■ WORK REQUIRED:
Below is a listing; write it out exactly and drop any images from it.

Stored items
◇ ◇ ◇
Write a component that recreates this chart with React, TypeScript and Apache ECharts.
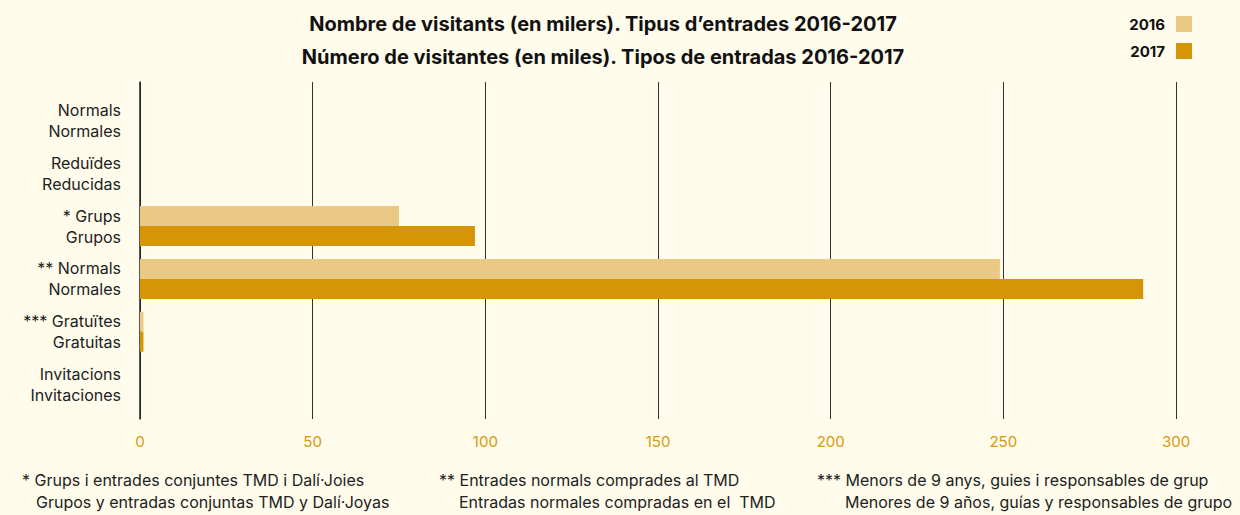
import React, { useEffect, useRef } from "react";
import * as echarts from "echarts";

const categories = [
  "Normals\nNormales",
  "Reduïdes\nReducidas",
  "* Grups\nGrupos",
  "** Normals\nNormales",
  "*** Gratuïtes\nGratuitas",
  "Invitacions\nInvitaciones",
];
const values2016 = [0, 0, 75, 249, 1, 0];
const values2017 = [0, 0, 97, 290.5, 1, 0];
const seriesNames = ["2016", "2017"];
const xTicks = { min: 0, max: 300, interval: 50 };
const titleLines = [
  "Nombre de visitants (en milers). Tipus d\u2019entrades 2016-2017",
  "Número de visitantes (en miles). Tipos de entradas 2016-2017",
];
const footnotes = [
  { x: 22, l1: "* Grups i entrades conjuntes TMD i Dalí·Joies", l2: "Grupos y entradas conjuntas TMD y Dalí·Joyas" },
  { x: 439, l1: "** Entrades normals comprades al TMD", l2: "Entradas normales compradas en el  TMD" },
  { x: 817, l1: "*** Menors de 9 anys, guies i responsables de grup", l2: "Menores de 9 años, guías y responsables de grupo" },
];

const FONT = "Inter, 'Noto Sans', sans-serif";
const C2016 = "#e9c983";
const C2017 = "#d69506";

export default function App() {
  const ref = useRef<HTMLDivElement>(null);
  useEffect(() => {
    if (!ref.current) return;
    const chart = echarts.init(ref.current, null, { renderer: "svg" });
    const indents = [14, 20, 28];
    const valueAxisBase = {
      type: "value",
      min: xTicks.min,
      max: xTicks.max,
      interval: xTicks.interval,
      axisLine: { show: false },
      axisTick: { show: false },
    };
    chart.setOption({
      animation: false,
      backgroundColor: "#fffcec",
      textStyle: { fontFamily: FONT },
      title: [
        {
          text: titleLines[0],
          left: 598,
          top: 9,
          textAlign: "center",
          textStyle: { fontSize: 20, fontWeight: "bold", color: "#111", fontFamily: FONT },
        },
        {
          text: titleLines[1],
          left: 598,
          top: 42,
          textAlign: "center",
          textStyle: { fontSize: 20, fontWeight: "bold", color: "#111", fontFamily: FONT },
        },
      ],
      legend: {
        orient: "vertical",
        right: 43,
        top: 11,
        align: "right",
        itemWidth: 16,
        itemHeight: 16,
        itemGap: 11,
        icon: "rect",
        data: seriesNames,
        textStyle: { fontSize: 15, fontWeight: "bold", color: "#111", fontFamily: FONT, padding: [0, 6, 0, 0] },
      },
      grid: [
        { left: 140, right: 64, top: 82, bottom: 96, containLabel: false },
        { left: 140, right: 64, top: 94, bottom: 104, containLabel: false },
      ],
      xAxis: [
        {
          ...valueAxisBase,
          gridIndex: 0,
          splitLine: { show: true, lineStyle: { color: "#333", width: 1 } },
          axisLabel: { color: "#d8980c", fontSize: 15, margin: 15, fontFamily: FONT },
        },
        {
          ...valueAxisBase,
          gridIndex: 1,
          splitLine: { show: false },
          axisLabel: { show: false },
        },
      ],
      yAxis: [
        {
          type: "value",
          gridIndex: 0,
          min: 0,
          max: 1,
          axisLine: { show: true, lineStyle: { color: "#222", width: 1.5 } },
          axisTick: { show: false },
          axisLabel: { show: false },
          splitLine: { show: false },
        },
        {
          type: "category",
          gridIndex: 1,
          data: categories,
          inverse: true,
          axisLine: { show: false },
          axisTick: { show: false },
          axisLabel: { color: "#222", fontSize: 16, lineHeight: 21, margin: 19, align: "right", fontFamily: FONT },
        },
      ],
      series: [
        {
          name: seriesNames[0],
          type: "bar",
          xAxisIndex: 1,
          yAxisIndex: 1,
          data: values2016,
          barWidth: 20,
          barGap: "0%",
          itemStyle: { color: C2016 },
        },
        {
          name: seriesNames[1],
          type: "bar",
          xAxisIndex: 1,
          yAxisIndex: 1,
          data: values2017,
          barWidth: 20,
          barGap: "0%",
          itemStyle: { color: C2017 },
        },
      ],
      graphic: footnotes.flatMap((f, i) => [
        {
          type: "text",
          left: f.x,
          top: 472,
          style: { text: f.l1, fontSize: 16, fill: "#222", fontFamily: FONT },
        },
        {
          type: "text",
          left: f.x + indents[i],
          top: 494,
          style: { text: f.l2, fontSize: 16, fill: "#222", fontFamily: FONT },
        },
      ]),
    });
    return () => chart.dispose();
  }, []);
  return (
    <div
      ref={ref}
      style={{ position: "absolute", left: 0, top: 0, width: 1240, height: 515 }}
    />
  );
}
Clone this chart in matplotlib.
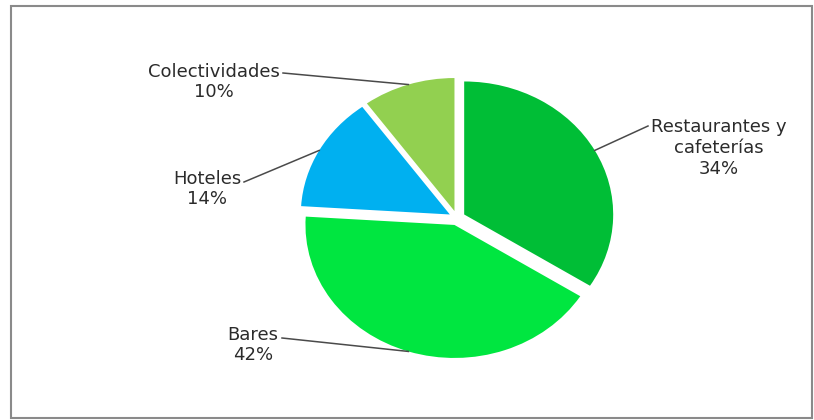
◇ ◇ ◇
■ IN RESPONSE:
Write a component that recreates this chart with React, TypeScript and Apache ECharts.
import React, { useEffect, useRef } from "react";
import * as echarts from "echarts";

const categories = [
  "Normals\nNormales",
  "Reduïdes\nReducidas",
  "* Grups\nGrupos",
  "** Normals\nNormales",
  "*** Gratuïtes\nGratuitas",
  "Invitacions\nInvitaciones",
];
const values2016 = [0, 0, 75, 249, 1, 0];
const values2017 = [0, 0, 97, 290.5, 1, 0];
const seriesNames = ["2016", "2017"];
const xTicks = { min: 0, max: 300, interval: 50 };
const titleLines = [
  "Nombre de visitants (en milers). Tipus d\u2019entrades 2016-2017",
  "Número de visitantes (en miles). Tipos de entradas 2016-2017",
];
const footnotes = [
  { x: 22, l1: "* Grups i entrades conjuntes TMD i Dalí·Joies", l2: "Grupos y entradas conjuntas TMD y Dalí·Joyas" },
  { x: 439, l1: "** Entrades normals comprades al TMD", l2: "Entradas normales compradas en el  TMD" },
  { x: 817, l1: "*** Menors de 9 anys, guies i responsables de grup", l2: "Menores de 9 años, guías y responsables de grupo" },
];

const FONT = "Inter, 'Noto Sans', sans-serif";
const C2016 = "#e9c983";
const C2017 = "#d69506";

export default function App() {
  const ref = useRef<HTMLDivElement>(null);
  useEffect(() => {
    if (!ref.current) return;
    const chart = echarts.init(ref.current, null, { renderer: "svg" });
    const indents = [14, 20, 28];
    const valueAxisBase = {
      type: "value",
      min: xTicks.min,
      max: xTicks.max,
      interval: xTicks.interval,
      axisLine: { show: false },
      axisTick: { show: false },
    };
    chart.setOption({
      animation: false,
      backgroundColor: "#fffcec",
      textStyle: { fontFamily: FONT },
      title: [
        {
          text: titleLines[0],
          left: 598,
          top: 9,
          textAlign: "center",
          textStyle: { fontSize: 20, fontWeight: "bold", color: "#111", fontFamily: FONT },
        },
        {
          text: titleLines[1],
          left: 598,
          top: 42,
          textAlign: "center",
          textStyle: { fontSize: 20, fontWeight: "bold", color: "#111", fontFamily: FONT },
        },
      ],
      legend: {
        orient: "vertical",
        right: 43,
        top: 11,
        align: "right",
        itemWidth: 16,
        itemHeight: 16,
        itemGap: 11,
        icon: "rect",
        data: seriesNames,
        textStyle: { fontSize: 15, fontWeight: "bold", color: "#111", fontFamily: FONT, padding: [0, 6, 0, 0] },
      },
      grid: [
        { left: 140, right: 64, top: 82, bottom: 96, containLabel: false },
        { left: 140, right: 64, top: 94, bottom: 104, containLabel: false },
      ],
      xAxis: [
        {
          ...valueAxisBase,
          gridIndex: 0,
          splitLine: { show: true, lineStyle: { color: "#333", width: 1 } },
          axisLabel: { color: "#d8980c", fontSize: 15, margin: 15, fontFamily: FONT },
        },
        {
          ...valueAxisBase,
          gridIndex: 1,
          splitLine: { show: false },
          axisLabel: { show: false },
        },
      ],
      yAxis: [
        {
          type: "value",
          gridIndex: 0,
          min: 0,
          max: 1,
          axisLine: { show: true, lineStyle: { color: "#222", width: 1.5 } },
          axisTick: { show: false },
          axisLabel: { show: false },
          splitLine: { show: false },
        },
        {
          type: "category",
          gridIndex: 1,
          data: categories,
          inverse: true,
          axisLine: { show: false },
          axisTick: { show: false },
          axisLabel: { color: "#222", fontSize: 16, lineHeight: 21, margin: 19, align: "right", fontFamily: FONT },
        },
      ],
      series: [
        {
          name: seriesNames[0],
          type: "bar",
          xAxisIndex: 1,
          yAxisIndex: 1,
          data: values2016,
          barWidth: 20,
          barGap: "0%",
          itemStyle: { color: C2016 },
        },
        {
          name: seriesNames[1],
          type: "bar",
          xAxisIndex: 1,
          yAxisIndex: 1,
          data: values2017,
          barWidth: 20,
          barGap: "0%",
          itemStyle: { color: C2017 },
        },
      ],
      graphic: footnotes.flatMap((f, i) => [
        {
          type: "text",
          left: f.x,
          top: 472,
          style: { text: f.l1, fontSize: 16, fill: "#222", fontFamily: FONT },
        },
        {
          type: "text",
          left: f.x + indents[i],
          top: 494,
          style: { text: f.l2, fontSize: 16, fill: "#222", fontFamily: FONT },
        },
      ]),
    });
    return () => chart.dispose();
  }, []);
  return (
    <div
      ref={ref}
      style={{ position: "absolute", left: 0, top: 0, width: 1240, height: 515 }}
    />
  );
}
Clone this chart in matplotlib.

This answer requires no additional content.